═════ PROVIDED RECORDS ═════

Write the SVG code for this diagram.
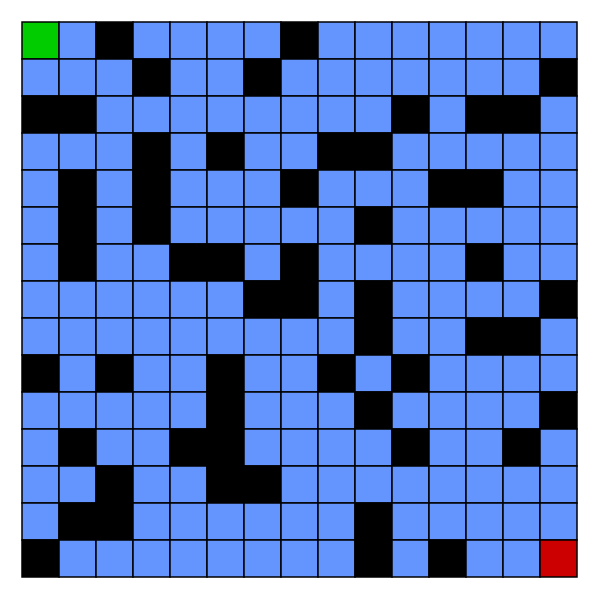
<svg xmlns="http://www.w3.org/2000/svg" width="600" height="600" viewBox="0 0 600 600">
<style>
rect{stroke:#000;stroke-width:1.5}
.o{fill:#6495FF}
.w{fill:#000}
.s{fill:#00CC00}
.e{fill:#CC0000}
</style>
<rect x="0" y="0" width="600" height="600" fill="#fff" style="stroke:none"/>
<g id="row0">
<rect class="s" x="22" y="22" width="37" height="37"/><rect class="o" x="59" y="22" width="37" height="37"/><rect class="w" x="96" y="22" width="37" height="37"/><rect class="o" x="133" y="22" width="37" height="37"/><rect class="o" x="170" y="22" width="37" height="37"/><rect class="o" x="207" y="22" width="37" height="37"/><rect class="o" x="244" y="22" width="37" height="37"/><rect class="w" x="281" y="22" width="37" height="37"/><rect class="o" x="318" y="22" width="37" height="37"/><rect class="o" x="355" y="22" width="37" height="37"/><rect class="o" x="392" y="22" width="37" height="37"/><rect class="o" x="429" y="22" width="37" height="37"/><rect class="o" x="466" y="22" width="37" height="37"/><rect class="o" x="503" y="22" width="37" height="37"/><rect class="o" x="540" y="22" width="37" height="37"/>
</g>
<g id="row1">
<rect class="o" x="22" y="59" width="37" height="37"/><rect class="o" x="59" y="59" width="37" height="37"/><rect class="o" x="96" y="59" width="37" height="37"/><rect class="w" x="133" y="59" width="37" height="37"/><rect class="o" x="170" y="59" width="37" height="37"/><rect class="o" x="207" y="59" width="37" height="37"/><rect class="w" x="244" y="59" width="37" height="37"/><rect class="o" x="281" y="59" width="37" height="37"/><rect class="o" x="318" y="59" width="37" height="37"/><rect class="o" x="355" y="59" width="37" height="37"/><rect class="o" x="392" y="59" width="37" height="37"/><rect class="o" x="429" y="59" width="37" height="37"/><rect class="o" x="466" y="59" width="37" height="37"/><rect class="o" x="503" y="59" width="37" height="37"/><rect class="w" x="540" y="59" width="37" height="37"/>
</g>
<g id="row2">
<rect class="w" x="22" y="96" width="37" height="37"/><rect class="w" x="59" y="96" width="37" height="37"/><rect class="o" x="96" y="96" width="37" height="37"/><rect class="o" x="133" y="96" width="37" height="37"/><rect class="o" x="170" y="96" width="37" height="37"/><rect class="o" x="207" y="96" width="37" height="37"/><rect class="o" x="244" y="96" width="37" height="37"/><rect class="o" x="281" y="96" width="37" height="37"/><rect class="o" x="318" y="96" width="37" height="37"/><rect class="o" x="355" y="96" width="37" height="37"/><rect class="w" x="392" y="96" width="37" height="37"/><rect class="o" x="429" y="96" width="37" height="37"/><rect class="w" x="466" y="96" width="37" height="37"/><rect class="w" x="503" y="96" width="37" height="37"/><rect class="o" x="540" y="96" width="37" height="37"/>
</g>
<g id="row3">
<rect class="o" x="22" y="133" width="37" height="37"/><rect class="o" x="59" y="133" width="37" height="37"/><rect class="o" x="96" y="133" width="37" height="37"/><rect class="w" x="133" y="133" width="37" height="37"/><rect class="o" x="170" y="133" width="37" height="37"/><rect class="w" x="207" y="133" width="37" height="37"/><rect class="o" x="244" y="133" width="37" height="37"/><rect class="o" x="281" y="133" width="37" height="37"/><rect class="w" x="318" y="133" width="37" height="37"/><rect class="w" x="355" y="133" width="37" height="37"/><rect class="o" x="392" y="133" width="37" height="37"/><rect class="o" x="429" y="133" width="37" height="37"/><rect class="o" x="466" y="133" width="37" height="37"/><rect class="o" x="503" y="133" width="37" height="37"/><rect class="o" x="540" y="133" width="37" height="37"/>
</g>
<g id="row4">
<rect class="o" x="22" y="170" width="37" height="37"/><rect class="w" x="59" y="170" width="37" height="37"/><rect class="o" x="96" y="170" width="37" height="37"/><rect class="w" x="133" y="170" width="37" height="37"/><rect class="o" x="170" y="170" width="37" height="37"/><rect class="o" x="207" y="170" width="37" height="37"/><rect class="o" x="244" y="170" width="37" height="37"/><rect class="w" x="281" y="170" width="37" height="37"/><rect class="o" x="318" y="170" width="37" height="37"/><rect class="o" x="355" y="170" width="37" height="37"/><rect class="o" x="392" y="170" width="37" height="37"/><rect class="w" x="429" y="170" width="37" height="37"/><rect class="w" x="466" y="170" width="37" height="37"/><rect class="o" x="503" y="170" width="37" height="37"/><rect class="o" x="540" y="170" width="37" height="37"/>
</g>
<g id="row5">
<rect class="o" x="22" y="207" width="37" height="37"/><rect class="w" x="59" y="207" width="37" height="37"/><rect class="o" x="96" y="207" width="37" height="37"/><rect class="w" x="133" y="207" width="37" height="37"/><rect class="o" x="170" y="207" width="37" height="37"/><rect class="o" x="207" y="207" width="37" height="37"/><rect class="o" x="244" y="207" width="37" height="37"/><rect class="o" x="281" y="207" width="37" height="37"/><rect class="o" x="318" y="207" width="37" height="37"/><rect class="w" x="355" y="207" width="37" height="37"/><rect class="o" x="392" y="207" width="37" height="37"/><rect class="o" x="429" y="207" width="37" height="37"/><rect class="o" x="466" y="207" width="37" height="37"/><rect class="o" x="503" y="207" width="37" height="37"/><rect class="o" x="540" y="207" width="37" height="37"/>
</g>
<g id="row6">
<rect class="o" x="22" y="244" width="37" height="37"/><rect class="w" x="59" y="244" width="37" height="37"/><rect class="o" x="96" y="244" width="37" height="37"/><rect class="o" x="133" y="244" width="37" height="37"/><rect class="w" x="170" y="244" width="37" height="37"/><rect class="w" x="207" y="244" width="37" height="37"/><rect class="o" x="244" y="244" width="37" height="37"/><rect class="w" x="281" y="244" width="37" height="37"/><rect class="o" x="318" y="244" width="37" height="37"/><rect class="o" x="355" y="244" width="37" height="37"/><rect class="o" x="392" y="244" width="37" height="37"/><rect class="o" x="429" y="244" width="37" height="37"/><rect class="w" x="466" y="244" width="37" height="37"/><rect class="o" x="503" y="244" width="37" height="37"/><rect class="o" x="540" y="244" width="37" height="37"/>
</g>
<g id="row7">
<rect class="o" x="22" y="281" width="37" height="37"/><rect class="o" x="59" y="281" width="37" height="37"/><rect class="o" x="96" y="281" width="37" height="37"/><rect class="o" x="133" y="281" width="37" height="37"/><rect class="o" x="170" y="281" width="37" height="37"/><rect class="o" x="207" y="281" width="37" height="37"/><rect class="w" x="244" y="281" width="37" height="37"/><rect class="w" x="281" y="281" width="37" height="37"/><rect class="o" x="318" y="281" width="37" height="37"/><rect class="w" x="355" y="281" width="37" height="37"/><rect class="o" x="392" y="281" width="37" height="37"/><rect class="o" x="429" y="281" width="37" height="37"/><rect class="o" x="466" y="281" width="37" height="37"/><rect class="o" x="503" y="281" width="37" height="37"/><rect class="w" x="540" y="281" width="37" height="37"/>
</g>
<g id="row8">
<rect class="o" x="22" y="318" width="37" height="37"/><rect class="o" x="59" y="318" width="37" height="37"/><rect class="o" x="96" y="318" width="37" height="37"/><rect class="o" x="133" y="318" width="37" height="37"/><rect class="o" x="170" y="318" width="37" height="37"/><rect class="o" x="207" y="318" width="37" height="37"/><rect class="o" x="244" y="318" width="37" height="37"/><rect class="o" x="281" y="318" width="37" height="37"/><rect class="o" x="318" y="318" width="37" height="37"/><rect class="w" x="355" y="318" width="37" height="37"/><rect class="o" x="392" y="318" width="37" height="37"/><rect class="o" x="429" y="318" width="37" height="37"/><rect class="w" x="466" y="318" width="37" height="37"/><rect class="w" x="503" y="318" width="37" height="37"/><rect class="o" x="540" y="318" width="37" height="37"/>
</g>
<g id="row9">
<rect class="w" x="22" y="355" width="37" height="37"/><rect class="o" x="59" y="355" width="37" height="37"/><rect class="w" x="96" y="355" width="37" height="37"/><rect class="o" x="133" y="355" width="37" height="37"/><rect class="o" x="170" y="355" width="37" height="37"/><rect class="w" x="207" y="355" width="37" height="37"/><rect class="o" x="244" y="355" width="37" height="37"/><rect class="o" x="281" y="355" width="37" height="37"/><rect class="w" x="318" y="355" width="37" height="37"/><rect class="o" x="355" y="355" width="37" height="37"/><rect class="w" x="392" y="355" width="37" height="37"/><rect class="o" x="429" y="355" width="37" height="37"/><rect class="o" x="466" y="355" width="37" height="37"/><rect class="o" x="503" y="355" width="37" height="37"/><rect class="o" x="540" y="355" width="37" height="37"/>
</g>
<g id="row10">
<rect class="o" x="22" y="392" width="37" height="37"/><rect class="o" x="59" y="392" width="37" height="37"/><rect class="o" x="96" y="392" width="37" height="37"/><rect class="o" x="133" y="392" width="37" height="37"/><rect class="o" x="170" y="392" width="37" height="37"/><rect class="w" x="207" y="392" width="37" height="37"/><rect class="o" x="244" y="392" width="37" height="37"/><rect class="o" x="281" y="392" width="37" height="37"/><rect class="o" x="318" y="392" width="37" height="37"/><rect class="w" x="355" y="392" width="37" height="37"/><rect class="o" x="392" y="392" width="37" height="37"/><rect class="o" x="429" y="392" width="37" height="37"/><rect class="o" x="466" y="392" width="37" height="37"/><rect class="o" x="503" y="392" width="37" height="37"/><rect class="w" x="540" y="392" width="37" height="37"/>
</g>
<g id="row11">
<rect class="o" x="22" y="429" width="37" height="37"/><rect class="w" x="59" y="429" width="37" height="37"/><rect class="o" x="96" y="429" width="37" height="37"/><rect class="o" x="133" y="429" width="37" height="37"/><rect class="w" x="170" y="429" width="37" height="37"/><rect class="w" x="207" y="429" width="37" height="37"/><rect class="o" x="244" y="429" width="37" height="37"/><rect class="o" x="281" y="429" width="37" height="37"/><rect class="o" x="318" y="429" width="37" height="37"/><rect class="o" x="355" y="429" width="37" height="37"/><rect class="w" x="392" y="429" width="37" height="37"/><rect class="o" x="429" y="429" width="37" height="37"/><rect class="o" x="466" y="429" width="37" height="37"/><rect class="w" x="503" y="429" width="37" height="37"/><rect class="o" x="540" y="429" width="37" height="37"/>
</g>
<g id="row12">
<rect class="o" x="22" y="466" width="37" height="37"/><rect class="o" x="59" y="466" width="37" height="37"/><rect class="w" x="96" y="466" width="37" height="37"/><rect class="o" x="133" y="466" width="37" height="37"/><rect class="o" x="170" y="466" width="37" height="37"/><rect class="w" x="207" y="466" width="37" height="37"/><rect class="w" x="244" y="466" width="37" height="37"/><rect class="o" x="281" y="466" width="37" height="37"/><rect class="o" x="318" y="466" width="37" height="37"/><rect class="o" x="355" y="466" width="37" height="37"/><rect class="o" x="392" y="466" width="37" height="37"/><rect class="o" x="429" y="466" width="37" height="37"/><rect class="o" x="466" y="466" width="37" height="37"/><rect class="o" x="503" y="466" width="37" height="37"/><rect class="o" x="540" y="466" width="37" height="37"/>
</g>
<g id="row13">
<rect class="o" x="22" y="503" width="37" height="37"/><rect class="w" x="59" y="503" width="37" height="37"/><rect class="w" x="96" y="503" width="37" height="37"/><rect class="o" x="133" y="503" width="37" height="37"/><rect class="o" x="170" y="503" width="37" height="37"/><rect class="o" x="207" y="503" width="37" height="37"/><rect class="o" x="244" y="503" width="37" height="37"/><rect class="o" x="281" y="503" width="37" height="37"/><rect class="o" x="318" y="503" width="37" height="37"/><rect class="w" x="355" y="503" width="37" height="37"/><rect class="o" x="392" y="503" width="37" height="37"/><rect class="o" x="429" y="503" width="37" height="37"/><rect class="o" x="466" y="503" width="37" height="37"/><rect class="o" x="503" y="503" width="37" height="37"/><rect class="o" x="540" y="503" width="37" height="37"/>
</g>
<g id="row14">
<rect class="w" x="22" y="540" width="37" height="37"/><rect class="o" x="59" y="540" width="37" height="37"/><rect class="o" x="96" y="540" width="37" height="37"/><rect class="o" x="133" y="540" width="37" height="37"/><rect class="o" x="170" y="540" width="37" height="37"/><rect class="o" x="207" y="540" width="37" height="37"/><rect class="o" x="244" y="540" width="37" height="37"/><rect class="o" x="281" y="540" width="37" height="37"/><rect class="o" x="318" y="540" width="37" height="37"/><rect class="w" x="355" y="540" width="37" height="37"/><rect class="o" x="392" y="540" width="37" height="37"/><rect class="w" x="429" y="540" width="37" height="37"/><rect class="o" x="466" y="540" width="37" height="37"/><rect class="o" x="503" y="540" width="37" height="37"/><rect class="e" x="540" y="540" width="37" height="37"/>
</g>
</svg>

═════
═════ PROVIDED RECORDS ═════

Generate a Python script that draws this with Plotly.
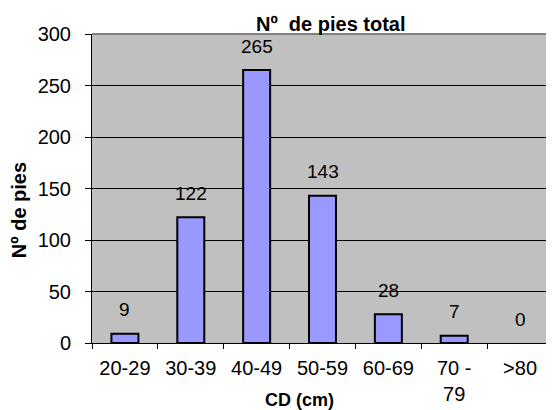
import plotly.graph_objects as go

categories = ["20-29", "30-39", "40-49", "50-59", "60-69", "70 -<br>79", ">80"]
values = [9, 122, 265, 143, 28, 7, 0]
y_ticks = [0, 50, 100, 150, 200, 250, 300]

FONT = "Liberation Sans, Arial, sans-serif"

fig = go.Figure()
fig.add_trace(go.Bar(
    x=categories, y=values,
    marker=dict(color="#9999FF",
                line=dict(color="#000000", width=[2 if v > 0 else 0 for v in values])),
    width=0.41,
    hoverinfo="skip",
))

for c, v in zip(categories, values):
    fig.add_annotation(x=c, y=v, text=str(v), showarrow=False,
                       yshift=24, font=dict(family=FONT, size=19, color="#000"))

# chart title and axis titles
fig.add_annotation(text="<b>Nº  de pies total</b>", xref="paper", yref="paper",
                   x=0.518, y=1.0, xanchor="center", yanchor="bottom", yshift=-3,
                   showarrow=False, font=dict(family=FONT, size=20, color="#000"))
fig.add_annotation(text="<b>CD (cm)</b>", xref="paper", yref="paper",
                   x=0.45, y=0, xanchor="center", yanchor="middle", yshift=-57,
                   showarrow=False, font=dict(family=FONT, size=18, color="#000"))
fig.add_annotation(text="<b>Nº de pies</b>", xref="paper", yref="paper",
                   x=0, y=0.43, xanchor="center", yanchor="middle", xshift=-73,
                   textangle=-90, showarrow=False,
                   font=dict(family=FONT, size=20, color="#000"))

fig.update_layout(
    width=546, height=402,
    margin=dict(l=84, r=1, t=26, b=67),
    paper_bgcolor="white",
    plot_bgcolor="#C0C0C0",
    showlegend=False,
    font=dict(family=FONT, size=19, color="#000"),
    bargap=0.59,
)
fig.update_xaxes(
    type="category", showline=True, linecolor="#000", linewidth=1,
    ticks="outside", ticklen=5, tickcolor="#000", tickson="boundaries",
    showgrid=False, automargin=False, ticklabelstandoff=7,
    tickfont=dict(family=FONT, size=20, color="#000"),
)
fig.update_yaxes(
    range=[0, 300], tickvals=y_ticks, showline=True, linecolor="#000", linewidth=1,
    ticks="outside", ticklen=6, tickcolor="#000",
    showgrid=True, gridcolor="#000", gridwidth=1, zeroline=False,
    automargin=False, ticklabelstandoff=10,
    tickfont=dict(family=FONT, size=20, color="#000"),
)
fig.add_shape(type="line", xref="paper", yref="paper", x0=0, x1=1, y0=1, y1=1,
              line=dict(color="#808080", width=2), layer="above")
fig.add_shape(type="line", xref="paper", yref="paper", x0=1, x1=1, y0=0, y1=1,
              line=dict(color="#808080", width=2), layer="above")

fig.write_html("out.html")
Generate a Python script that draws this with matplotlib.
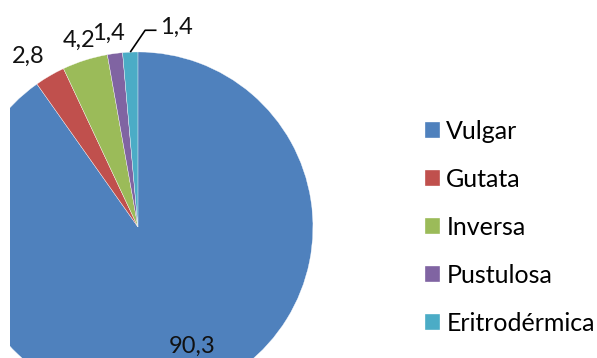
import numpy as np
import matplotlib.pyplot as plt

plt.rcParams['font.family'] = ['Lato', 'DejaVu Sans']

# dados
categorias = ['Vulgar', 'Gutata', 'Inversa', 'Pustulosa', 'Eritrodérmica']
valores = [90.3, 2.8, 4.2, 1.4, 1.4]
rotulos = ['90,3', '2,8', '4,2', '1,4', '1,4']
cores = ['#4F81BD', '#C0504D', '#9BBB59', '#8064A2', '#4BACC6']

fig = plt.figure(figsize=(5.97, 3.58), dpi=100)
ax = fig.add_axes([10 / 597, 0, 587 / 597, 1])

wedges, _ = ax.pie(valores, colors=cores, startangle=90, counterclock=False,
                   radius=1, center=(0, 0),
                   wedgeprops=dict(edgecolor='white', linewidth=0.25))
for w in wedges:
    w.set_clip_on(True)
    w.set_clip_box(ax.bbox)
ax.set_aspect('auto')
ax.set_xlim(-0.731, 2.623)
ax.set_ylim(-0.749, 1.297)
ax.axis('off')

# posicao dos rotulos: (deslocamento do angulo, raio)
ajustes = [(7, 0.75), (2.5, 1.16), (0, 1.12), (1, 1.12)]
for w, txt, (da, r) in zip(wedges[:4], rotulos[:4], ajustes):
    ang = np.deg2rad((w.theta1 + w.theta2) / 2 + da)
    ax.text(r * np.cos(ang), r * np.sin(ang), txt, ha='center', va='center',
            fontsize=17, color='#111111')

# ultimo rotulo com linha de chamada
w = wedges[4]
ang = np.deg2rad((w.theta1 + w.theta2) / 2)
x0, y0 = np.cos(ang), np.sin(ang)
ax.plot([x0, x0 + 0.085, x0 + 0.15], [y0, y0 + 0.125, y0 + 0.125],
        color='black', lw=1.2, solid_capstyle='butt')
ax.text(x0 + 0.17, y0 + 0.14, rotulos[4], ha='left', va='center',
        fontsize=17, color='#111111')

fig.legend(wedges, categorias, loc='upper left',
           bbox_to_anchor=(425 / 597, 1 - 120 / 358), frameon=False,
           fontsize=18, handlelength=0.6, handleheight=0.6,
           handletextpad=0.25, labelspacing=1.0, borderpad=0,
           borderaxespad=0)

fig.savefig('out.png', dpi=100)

═════

(WHAT THE TASK REQUIRES)
Omit all pictures and repeat exactly the lines from the one containing "Generate a Python script that draws this with matplotlib." through the one containing "fig.savefig('out.png', dpi=100)", ends included, with nothing added.

(TASK OUTPUT)
Generate a Python script that draws this with matplotlib.
import numpy as np
import matplotlib.pyplot as plt

plt.rcParams['font.family'] = ['Lato', 'DejaVu Sans']

# dados
categorias = ['Vulgar', 'Gutata', 'Inversa', 'Pustulosa', 'Eritrodérmica']
valores = [90.3, 2.8, 4.2, 1.4, 1.4]
rotulos = ['90,3', '2,8', '4,2', '1,4', '1,4']
cores = ['#4F81BD', '#C0504D', '#9BBB59', '#8064A2', '#4BACC6']

fig = plt.figure(figsize=(5.97, 3.58), dpi=100)
ax = fig.add_axes([10 / 597, 0, 587 / 597, 1])

wedges, _ = ax.pie(valores, colors=cores, startangle=90, counterclock=False,
                   radius=1, center=(0, 0),
                   wedgeprops=dict(edgecolor='white', linewidth=0.25))
for w in wedges:
    w.set_clip_on(True)
    w.set_clip_box(ax.bbox)
ax.set_aspect('auto')
ax.set_xlim(-0.731, 2.623)
ax.set_ylim(-0.749, 1.297)
ax.axis('off')

# posicao dos rotulos: (deslocamento do angulo, raio)
ajustes = [(7, 0.75), (2.5, 1.16), (0, 1.12), (1, 1.12)]
for w, txt, (da, r) in zip(wedges[:4], rotulos[:4], ajustes):
    ang = np.deg2rad((w.theta1 + w.theta2) / 2 + da)
    ax.text(r * np.cos(ang), r * np.sin(ang), txt, ha='center', va='center',
            fontsize=17, color='#111111')

# ultimo rotulo com linha de chamada
w = wedges[4]
ang = np.deg2rad((w.theta1 + w.theta2) / 2)
x0, y0 = np.cos(ang), np.sin(ang)
ax.plot([x0, x0 + 0.085, x0 + 0.15], [y0, y0 + 0.125, y0 + 0.125],
        color='black', lw=1.2, solid_capstyle='butt')
ax.text(x0 + 0.17, y0 + 0.14, rotulos[4], ha='left', va='center',
        fontsize=17, color='#111111')

fig.legend(wedges, categorias, loc='upper left',
           bbox_to_anchor=(425 / 597, 1 - 120 / 358), frameon=False,
           fontsize=18, handlelength=0.6, handleheight=0.6,
           handletextpad=0.25, labelspacing=1.0, borderpad=0,
           borderaxespad=0)

fig.savefig('out.png', dpi=100)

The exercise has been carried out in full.